Gazprom CEO Alexei Miller signed a memorandum of intent with the heads of European energy companies E.ON, Shell and OMV, in which the companies pledged to cooperate on building the new energy infrastructure.

The statement did not specify when the pipeline would be built. A joint venture will be formed soon to manage the project, based on "the positive experience and achievements of Nord Stream AG," the statement said, referring to the company formed in 2005 to manage the creation of the Nord Stream pipeline.

"The new project is a trans-Baltic pipeline, it is in fact a second Nord Stream," Gazprom spokesman Sergei Kupriyanov told news agency RBC, referring to an existing pipeline that carries Russian gas to Germany through the Baltic region.

Germany already receives 39 percent of its natural gas from Russia via Nord Stream, according to a report by German magazine Der Spiegel last year.

Kupriyanov told RBC that the new pipeline will be exempt from the EU's Third Energy Package, a set of laws that stipulates, among other restrictions, that a gas supplier cannot own the pipeline that it uses to deliver gas. These regulations were used to block another Russian pipeline project, South Stream, last year.
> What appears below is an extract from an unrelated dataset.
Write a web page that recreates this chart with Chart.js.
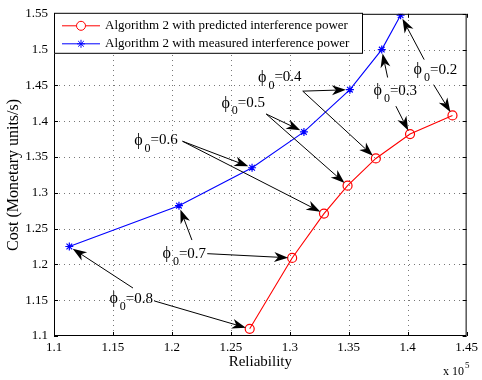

"The new project is not subject to the Third Energy Package because it will be on the bottom of the ocean and no parts will be on land," Kupriyanov said.

The EU pressured member state Bulgaria, through which South Stream was to cross into Europe, to suspend the project because Gazprom would own 50 percent of the pipeline. Russia accused the EU of imposing backdoor sanctions on Russia for its actions in Ukraine and scuttled the project.